Roma. Cassazione sdogana le “cazzate”

Pubblicato il 23 Dicembre 2009 - 16:39 OLTRE 6 MESI FA

L’espressione “è una cazzata” non ha la carica offensiva tale da ledere “l’onore della persona” che se la sente indirizzare. Lo afferma la Corte di Cassazione che sdogana così le “cazzate”, confermando, in seconda sezione, l’assoluzione dall’accusa di ingiuria nei confronti di un 31enne veneziano, Davide S. che, nel corso di una lite condominiale con Giancarlo M., si era rivolto al padre dicendogli: “Papà, andiamo via, abbiamo cose più importanti da fare che ascoltare le sue cazzate”.

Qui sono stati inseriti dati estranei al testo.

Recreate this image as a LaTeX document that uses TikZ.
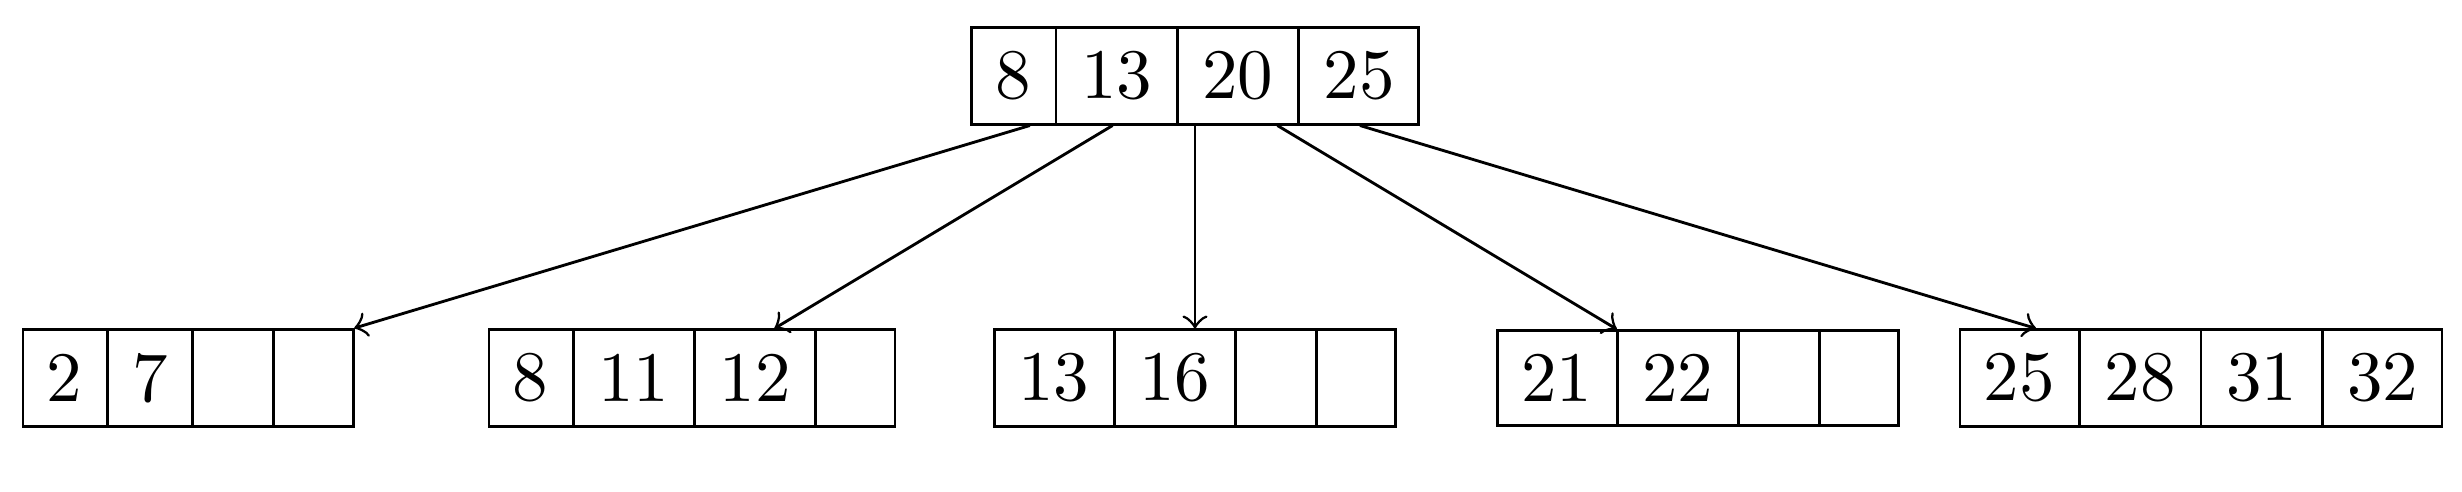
\documentclass[tikz,border=0pt]{standalone}
\usepackage{tikz}
\usetikzlibrary{shapes}

\tikzset{keys/.style={draw, rectangle split, rectangle split horizontal, rectangle split parts=4}}

\begin{document}
\begin{tikzpicture}[x=0.1408pt, y=-0.1408pt]
\useasboundingbox (0,0) rectangle (2462,492);

\draw(1195,76) node[keys] (R) {8\nodepart{two}13\nodepart{three}20\nodepart{four}25};

\draw(188,378) node[keys] (L1) {2\nodepart{two}7\nodepart{three}\nodepart{four}};
\draw(692,378) node[keys] (L2) {8\nodepart{two}11\nodepart{three}12\nodepart{four}};
\draw(1195,378) node[keys] (L3) {13\nodepart{two}16\nodepart{three}\nodepart{four}};
\draw(1698,378) node[keys] (L4) {21\nodepart{two}22\nodepart{three}\nodepart{four}};
\draw(2201,378) node[keys] (L5) {25\nodepart{two}28\nodepart{three}31\nodepart{four}32};

\draw[->] (R) -- (L1);
\draw[->] (R) -- (L2);
\draw[->] (R) -- (L3);
\draw[->] (R) -- (L4);
\draw[->] (R) -- (L5);

\end{tikzpicture}
\end{document}
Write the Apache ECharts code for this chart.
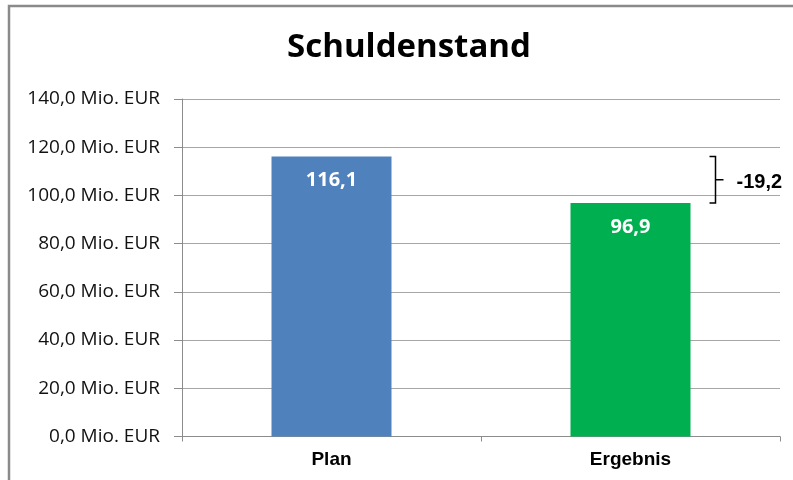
<!DOCTYPE html>
<html><head><meta charset="utf-8">
<script src="https://cdn.jsdelivr.net/npm/echarts@6/dist/echarts.min.js"></script>
<style>html,body{margin:0;padding:0;background:#fff}#c{width:793px;height:480px}</style>
</head><body><div id="c"></div>
<script>
var categories = ['Plan', 'Ergebnis'];
var values = [116.1, 96.9];
var barColors = ['#4F81BD', '#00B050'];
var yTicks = [0, 20, 40, 60, 80, 100, 120, 140];
var diffLabel = '-19,2';

function fmt(v){ return v.toFixed(1).replace('.', ',') + ' Mio. EUR'; }

var chart = echarts.init(document.getElementById('c'), null, {renderer:'canvas'});
chart.setOption({
  animation: false,
  backgroundColor: '#fff',
  title: {
    text: 'Schuldenstand', left: 404, top: 26, textAlign: 'center',
    textStyle: {fontFamily: 'Open Sans', fontWeight: 'bold', fontSize: 33, color: '#000'}
  },
  graphic: [{
    type: 'polyline', silent: true,
    shape: {points: [[9, 485], [9, 6], [800, 6]]},
    style: {stroke: '#8a8a8a', lineWidth: 2.5, fill: null}
  }],
  grid: {left: 182, right: 13, top: 99, bottom: 43.5, containLabel: false},
  xAxis: {
    type: 'category', data: categories,
    axisLine: {lineStyle: {color: '#8c8c8c', width: 1}},
    axisTick: {show: true, length: 5, lineStyle: {color: '#8c8c8c'}},
    axisLabel: {fontFamily: 'Liberation Sans', fontWeight: 'bold', fontSize: 19, color: '#000', margin: 14}
  },
  yAxis: {
    type: 'value', min: 0, max: 140, interval: 20,
    axisLine: {show: true, lineStyle: {color: '#8c8c8c', width: 1}},
    axisTick: {show: true, length: 8, lineStyle: {color: '#8c8c8c'}},
    splitLine: {lineStyle: {color: '#a6a6a6', width: 1}},
    axisLabel: {formatter: function(v){ return fmt(v); }, fontFamily: 'Open Sans', fontSize: 19, color: '#111', margin: 22}
  },
  series: [{
    type: 'bar', barWidth: 120,
    data: values.map(function(v, i){ return {value: v, itemStyle: {color: barColors[i]}}; }),
    label: {show: true, position: 'insideTop', distance: 14, color: '#fff', fontFamily: 'Open Sans', fontWeight: 'bold', fontSize: 20,
      formatter: function(p){ return p.value.toFixed(1).replace('.', ','); }}
  }, {
    type: 'custom',
    data: [[1, values[0], values[1]]],
    renderItem: function(params, api){
      var top = api.coord([api.value(0), api.value(1)]);
      var bot = api.coord([api.value(0), api.value(2)]);
      var x = top[0] + 85;
      var mid = (top[1] + bot[1]) / 2;
      return {type: 'group', children: [{
        type: 'polyline',
        shape: {points: [[x - 6, top[1]], [x, top[1]], [x, mid], [x + 8, mid], [x, mid], [x, bot[1]], [x - 6, bot[1]]]},
        style: {stroke: '#000', lineWidth: 1.5, fill: null}
      }, {
        type: 'text',
        style: {text: diffLabel, x: x + 21, y: mid + 3, textVerticalAlign: 'middle', fill: '#000',
          font: 'bold 20px "Liberation Sans"'}
      }]};
    }
  }]
});
</script></body></html>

Tempo prima, ricostruisce la sentenza 49423, una assemblea condominiale presieduta dal padre di Davide aveva vietato il posteggio delle auto nel cortile e la delibera era stata annullata dal signor Giancarlo. La vicenda era finita in lite e Giancarlo M. aveva accusato Davide di danneggiamento di una vettura, al che il giovane rivolto al padre lo aveva invitato a non stare a sentire quelle “cazzate”. E così all’accusa di danneggiamento si era aggiunta anche quella di ingiuria.  Reati sussistenti a modo di vedere del Tribunale di Dolo che aveva decreto la colpevolezza di Davide S. assolto, invece, da entrambe le imputazioni dalla Corte d’appello di Venezia, nel novembre 2005.

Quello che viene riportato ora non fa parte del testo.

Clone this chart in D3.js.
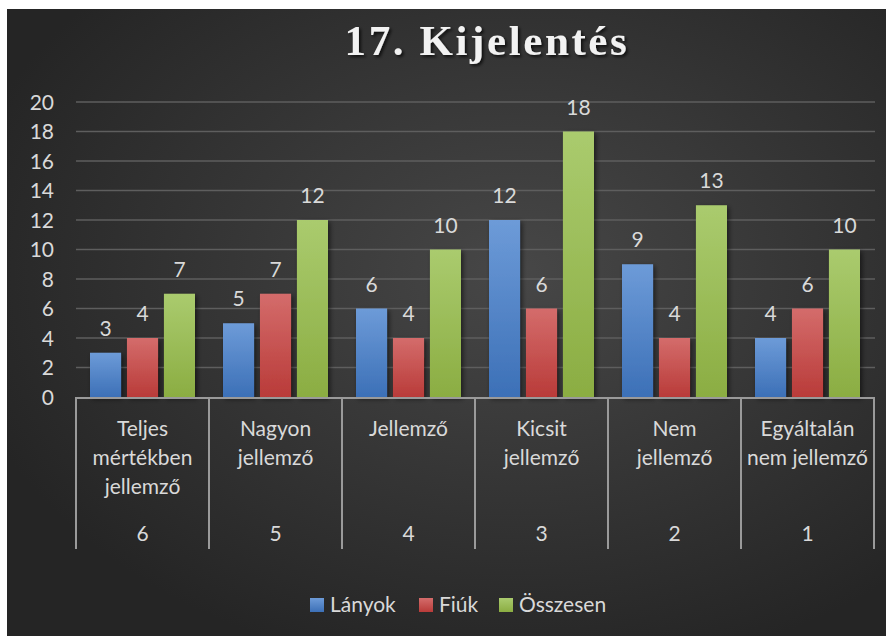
<!DOCTYPE html>
<html><head><meta charset="utf-8">
<script src="https://cdn.jsdelivr.net/npm/d3@7"></script>
<style>html,body{margin:0;padding:0;background:#fff;}svg{display:block;}</style>
</head><body>
<script>
const categories = [["Teljes","mértékben","jellemző"],["Nagyon","jellemző"],["Jellemző"],["Kicsit","jellemző"],["Nem","jellemző"],["Egyáltalán","nem jellemző"]];
const codes = ["6","5","4","3","2","1"];
const seriesNames = ["Lányok","Fiúk","Összesen"];
const lanyok = [3,5,6,12,9,4];
const fiuk = [4,7,4,6,4,6];
const osszesen = [7,12,10,18,13,10];
const yTicks = [0,2,4,6,8,10,12,14,16,18,20];
const title = "17. Kijelentés";

(function(){
const W=887,H=636;
const svg=d3.select("body").append("svg").attr("width",W).attr("height",H);
const defs=svg.append("defs");
const bg=defs.append("radialGradient").attr("id","bg").attr("cx","58%").attr("cy","42%").attr("r","65%");
bg.append("stop").attr("offset","0%").attr("stop-color","#474747");
bg.append("stop").attr("offset","100%").attr("stop-color","#252525");
const cols=[["#6d9bd8","#3c70b7"],["#d46c6b","#b93b39"],["#aacb6e","#8bad42"]];
cols.forEach((c,i)=>{const g=defs.append("linearGradient").attr("id","g"+i).attr("x1",0).attr("y1",0).attr("x2",0).attr("y2",1);
 g.append("stop").attr("offset","0%").attr("stop-color",c[0]);g.append("stop").attr("offset","100%").attr("stop-color",c[1]);});
const sh=defs.append("filter").attr("id","sh").attr("x","-30%").attr("y","-30%").attr("width","160%").attr("height","160%");
sh.append("feDropShadow").attr("dx",2).attr("dy",2).attr("stdDeviation",2.5).attr("flood-color","#000").attr("flood-opacity",0.55);
const tsh=defs.append("filter").attr("id","tsh");
tsh.append("feDropShadow").attr("dx",2).attr("dy",2).attr("stdDeviation",1.5).attr("flood-color","#000").attr("flood-opacity",0.7);

svg.append("rect").attr("x",7).attr("y",9).attr("width",W-8).attr("height",H-9).attr("fill","url(#bg)");

svg.append("text").attr("x",487).attr("y",55).attr("text-anchor","middle")
 .attr("font-family","'Liberation Serif','Times New Roman',serif").attr("font-weight","bold").attr("font-size",43)
 .attr("letter-spacing","2.6").attr("fill","#f2f2f2").attr("filter","url(#tsh)").text(title);

const pl=76,pr=874,pt=102,pb=397;
const y=d3.scaleLinear().domain([0,20]).range([pb,pt]);
const x0=d3.scaleBand().domain(d3.range(6)).range([pl,pr]).paddingInner(0).paddingOuter(0);
const x1=d3.scaleBand().domain(d3.range(3)).range([14,x0.bandwidth()-14]).paddingInner(0.16).paddingOuter(0);

const font="Lato,'Open Sans',sans-serif";
const fs=21;
const txt="#d9d9d9";
svg.append("g").selectAll("line").data(yTicks.filter(d=>d>0)).join("line")
 .attr("x1",pl).attr("x2",pr+1).attr("y1",d=>y(d)).attr("y2",d=>y(d))
 .attr("stroke","#5e5e5e").attr("stroke-width",1.5);
const ya=svg.append("g").attr("transform",`translate(${pl},0)`).call(d3.axisLeft(y).tickValues(yTicks).tickSize(0).tickPadding(22));
ya.select(".domain").remove();
ya.selectAll("text").attr("font-family",font).attr("font-size",fs).attr("fill",txt).attr("dy","0.35em");

const series=[lanyok,fiuk,osszesen];
series.forEach((vals,si)=>{
 const g=svg.append("g");
 g.selectAll("rect").data(vals).join("rect")
  .attr("x",(d,i)=>x0(i)+x1(si)).attr("width",x1.bandwidth())
  .attr("y",d=>y(d)).attr("height",d=>y(0)-y(d))
  .attr("fill",`url(#g${si})`).attr("filter","url(#sh)");
 g.selectAll("text").data(vals).join("text")
  .attr("x",(d,i)=>x0(i)+x1(si)+x1.bandwidth()/2).attr("y",d=>y(d)-17)
  .attr("text-anchor","middle").attr("font-family",font).attr("font-size",fs).attr("fill",txt).text(d=>d);
});

const ax=svg.append("g");
ax.append("line").attr("x1",pl).attr("x2",pr).attr("y1",pb+1).attr("y2",pb+1).attr("stroke","#9a9a9a").attr("stroke-width",2);
ax.selectAll("line.v").data(d3.range(7)).join("line").attr("class","v")
 .attr("x1",i=>pl+i*x0.bandwidth()).attr("x2",i=>pl+i*x0.bandwidth())
 .attr("y1",pb).attr("y2",549).attr("stroke","#9a9a9a").attr("stroke-width",2);
categories.forEach((lines,i)=>{
 const t=ax.append("text").attr("text-anchor","middle").attr("font-family",font).attr("font-size",fs).attr("fill",txt);
 lines.forEach((l,k)=>t.append("tspan").attr("x",x0(i)+x0.bandwidth()/2).attr("y",436+k*29).text(l));
 ax.append("text").attr("x",x0(i)+x0.bandwidth()/2).attr("y",541).attr("text-anchor","middle")
  .attr("font-family",font).attr("font-size",fs).attr("fill",txt).text(codes[i]);
});

const legX=[310,419,499];
seriesNames.forEach((n,i)=>{
 svg.append("rect").attr("x",legX[i]).attr("y",598).attr("width",14).attr("height",14).attr("fill",`url(#g${i})`);
 svg.append("text").attr("x",legX[i]+20).attr("y",612).attr("font-family",font).attr("font-size",fs).attr("fill",txt).text(n);
});
})();
</script>
</body></html>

Contro la doppia assoluzione, Giancarlo M. ha fatto ricorso in Cassazione, richiedendo con insistenza che Davide venisse condannato anche per il reato di ingiuria visto che si era permesso di liquidare le sue accuse come “cazzate”. Piazza Cavour ha respinto il ricorso di Giancarlo M. e, allineandosi alla decisione di merito, ha evidenziato che l’espressione era “certamente volgare ma che non era direttamente finalizzata ad offendere” il condomino. “In effetti – osservano ancora i supremi giudici – non appare manifestamente illogica o intrinsecamente incoerente una affermazione che ritenga priva di voluto e diretto contenuto lesivo una frase rivolta ad altra persona e con la quale si indicano come “cazzate” le lamentele formulate da chi chiedeva spiegazioni per fatti illeciti che attribuiva all’autore della frase in oggetto”.

Certamente, annota piazza Cavour, la frase è “irrispettosa e censurabile ma la corte territoriale ha attribuito rilievo al fatto che quella terminologia intendeva descrivere le rimostranze altrui come prive di consistenza e immeritevoli di essere ascoltate oltre”. E non era riferita “alla persona di chi quelle rimostranze formulava, per indicarne la pochezza come persona”.